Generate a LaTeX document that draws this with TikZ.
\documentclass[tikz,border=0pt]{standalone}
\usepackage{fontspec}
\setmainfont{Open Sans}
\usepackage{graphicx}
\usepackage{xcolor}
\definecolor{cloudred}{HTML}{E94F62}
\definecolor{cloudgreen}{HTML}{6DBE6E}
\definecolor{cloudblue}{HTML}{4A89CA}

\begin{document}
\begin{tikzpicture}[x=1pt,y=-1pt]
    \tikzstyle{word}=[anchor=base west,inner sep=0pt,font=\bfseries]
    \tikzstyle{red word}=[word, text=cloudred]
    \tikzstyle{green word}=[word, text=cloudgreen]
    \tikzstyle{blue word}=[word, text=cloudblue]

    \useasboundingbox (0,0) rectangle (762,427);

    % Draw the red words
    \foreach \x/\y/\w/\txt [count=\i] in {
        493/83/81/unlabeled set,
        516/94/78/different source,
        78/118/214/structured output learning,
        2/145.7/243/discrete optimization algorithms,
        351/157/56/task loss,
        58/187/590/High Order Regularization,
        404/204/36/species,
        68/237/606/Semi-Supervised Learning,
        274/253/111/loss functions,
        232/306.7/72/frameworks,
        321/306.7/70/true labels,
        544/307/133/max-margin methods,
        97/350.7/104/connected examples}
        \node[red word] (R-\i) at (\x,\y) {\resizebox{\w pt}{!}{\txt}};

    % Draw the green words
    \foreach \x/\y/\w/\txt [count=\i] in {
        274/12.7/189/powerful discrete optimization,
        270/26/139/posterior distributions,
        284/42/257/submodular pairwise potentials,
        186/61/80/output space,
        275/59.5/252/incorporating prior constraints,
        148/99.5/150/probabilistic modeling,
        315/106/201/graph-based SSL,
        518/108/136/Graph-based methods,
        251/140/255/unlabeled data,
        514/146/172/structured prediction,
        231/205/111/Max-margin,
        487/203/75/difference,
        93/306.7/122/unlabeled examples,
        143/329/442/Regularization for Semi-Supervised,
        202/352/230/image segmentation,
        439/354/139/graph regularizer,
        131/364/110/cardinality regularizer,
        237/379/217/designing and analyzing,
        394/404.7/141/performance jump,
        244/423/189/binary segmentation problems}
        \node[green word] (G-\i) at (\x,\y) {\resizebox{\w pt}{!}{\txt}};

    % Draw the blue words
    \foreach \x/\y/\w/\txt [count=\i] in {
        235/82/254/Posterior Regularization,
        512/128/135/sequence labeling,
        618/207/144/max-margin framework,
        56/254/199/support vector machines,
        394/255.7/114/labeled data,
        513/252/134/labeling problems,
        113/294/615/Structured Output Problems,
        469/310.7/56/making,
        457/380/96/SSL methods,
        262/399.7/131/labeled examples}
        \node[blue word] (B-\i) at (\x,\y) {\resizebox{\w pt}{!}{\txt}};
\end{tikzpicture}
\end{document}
----------------------------------------
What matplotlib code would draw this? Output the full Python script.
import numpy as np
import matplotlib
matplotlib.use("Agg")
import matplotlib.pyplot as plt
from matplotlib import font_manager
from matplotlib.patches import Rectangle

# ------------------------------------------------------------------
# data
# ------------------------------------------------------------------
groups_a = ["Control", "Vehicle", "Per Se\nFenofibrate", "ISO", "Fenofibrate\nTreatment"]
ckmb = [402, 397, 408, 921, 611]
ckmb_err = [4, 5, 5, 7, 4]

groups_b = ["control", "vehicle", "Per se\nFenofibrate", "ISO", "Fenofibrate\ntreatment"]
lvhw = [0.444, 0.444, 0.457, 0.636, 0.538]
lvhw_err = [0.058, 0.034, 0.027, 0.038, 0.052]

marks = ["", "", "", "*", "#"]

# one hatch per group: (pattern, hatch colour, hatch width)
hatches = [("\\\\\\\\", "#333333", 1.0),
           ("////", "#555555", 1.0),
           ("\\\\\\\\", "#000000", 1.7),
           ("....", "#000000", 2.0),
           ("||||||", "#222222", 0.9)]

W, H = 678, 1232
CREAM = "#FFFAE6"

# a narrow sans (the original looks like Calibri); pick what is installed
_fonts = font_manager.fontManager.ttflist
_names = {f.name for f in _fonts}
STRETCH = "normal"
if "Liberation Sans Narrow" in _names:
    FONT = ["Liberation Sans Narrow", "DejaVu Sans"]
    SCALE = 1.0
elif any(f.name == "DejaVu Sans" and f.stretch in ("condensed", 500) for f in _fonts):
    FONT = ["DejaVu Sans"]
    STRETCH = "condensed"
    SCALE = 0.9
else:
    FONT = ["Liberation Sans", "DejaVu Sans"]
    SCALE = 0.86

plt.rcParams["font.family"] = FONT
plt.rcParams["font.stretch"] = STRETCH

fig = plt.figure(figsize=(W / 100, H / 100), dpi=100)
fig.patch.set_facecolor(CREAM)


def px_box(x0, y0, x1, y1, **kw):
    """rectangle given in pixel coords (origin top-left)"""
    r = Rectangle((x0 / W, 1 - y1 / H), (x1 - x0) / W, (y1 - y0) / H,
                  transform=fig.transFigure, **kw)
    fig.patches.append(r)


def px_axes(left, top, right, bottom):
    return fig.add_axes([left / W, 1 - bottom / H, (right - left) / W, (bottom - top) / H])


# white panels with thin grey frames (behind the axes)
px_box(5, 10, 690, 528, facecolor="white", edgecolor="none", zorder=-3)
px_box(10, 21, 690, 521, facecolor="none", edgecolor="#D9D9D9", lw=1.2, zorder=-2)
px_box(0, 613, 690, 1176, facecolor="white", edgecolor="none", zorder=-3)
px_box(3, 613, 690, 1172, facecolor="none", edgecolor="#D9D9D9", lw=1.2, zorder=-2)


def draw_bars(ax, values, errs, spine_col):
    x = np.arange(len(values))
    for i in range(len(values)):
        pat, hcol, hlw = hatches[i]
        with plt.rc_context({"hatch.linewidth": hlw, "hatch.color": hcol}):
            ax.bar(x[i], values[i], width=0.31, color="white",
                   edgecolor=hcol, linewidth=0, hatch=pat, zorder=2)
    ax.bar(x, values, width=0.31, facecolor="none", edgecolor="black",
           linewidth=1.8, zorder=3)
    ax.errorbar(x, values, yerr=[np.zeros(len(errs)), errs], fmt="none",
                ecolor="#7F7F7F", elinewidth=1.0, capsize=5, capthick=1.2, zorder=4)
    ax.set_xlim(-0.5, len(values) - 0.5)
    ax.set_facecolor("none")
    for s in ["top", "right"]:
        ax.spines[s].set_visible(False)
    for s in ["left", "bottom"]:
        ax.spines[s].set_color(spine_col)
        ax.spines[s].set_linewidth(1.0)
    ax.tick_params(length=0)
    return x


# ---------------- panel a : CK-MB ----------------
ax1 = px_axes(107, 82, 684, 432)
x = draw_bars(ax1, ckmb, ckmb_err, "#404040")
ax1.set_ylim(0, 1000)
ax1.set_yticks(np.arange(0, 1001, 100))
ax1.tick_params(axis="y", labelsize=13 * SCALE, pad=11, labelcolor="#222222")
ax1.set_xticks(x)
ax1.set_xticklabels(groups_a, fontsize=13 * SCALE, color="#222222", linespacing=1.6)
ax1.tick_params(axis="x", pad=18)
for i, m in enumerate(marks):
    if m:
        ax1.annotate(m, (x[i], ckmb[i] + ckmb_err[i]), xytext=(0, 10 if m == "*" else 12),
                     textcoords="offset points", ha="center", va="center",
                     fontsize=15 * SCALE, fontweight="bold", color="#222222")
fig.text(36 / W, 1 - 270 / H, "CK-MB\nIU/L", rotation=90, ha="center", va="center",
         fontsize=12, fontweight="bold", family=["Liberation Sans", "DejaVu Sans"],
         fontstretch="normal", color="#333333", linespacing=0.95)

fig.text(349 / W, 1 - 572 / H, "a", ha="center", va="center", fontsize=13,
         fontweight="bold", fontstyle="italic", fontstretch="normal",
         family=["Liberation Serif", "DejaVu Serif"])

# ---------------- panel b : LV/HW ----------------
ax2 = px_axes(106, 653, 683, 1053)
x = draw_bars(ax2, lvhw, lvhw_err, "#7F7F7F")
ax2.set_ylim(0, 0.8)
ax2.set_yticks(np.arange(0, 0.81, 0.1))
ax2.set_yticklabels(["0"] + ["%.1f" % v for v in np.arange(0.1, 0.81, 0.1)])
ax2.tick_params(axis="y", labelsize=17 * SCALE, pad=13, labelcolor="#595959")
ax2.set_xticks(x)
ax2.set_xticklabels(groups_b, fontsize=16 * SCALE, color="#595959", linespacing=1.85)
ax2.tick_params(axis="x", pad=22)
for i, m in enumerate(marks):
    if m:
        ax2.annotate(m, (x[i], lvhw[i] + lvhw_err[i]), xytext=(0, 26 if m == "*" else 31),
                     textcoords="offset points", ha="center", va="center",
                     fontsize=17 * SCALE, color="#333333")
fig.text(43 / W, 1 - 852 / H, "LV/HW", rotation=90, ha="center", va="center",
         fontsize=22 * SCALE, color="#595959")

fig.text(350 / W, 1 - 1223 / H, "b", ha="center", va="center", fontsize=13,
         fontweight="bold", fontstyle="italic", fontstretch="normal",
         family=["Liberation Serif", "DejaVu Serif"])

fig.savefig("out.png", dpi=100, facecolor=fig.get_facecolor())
----------------------------------------
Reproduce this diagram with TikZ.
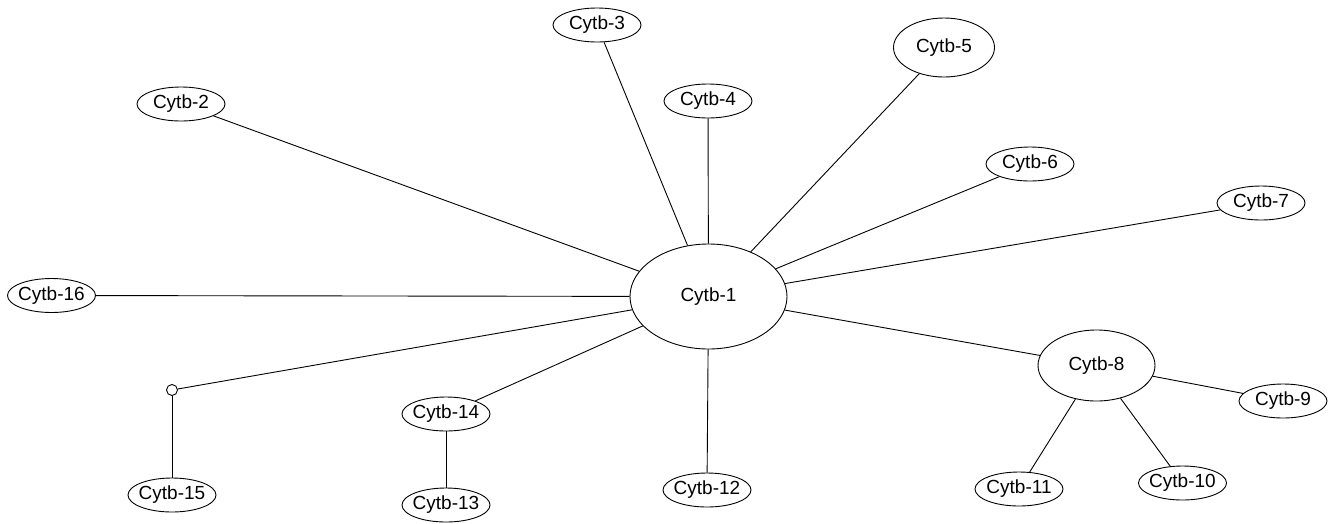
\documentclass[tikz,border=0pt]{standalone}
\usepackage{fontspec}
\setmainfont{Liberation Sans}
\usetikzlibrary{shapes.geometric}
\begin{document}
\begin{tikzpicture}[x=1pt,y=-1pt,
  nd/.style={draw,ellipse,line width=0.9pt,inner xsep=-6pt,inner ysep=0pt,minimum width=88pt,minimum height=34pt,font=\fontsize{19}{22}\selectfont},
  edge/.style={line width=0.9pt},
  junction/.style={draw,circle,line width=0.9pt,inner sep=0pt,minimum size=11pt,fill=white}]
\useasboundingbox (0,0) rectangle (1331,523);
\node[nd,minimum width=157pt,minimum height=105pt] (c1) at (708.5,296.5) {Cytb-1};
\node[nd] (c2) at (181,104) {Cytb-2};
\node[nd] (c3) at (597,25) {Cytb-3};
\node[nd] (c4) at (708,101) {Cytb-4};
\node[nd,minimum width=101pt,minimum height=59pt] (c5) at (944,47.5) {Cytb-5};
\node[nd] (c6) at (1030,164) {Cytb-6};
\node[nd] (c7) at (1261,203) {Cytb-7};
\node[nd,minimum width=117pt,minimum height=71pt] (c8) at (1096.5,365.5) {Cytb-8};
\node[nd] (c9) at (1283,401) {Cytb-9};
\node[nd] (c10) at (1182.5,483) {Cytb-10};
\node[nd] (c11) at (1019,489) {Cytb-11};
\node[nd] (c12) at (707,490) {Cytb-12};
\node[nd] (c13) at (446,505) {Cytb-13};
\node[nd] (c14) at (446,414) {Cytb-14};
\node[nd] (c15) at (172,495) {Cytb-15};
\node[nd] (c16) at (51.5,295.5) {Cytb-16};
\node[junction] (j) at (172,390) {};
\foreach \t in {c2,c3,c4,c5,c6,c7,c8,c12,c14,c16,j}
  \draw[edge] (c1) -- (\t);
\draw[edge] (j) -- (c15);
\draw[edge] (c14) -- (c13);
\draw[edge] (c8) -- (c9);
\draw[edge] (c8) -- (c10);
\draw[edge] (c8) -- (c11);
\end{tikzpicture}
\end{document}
----------------------------------------
● **WHAT THE TASK REQUIRES**
Give back exactly the lines from the line that has "Generate a LaTeX" to the line that has "(0,0) rectangle (762,427);", both included, and leave out all others.

● **FINAL RESULT**
Generate a LaTeX document that draws this with TikZ.
\documentclass[tikz,border=0pt]{standalone}
\usepackage{fontspec}
\setmainfont{Open Sans}
\usepackage{graphicx}
\usepackage{xcolor}
\definecolor{cloudred}{HTML}{E94F62}
\definecolor{cloudgreen}{HTML}{6DBE6E}
\definecolor{cloudblue}{HTML}{4A89CA}

\begin{document}
\begin{tikzpicture}[x=1pt,y=-1pt]
    \tikzstyle{word}=[anchor=base west,inner sep=0pt,font=\bfseries]
    \tikzstyle{red word}=[word, text=cloudred]
    \tikzstyle{green word}=[word, text=cloudgreen]
    \tikzstyle{blue word}=[word, text=cloudblue]

    \useasboundingbox (0,0) rectangle (762,427);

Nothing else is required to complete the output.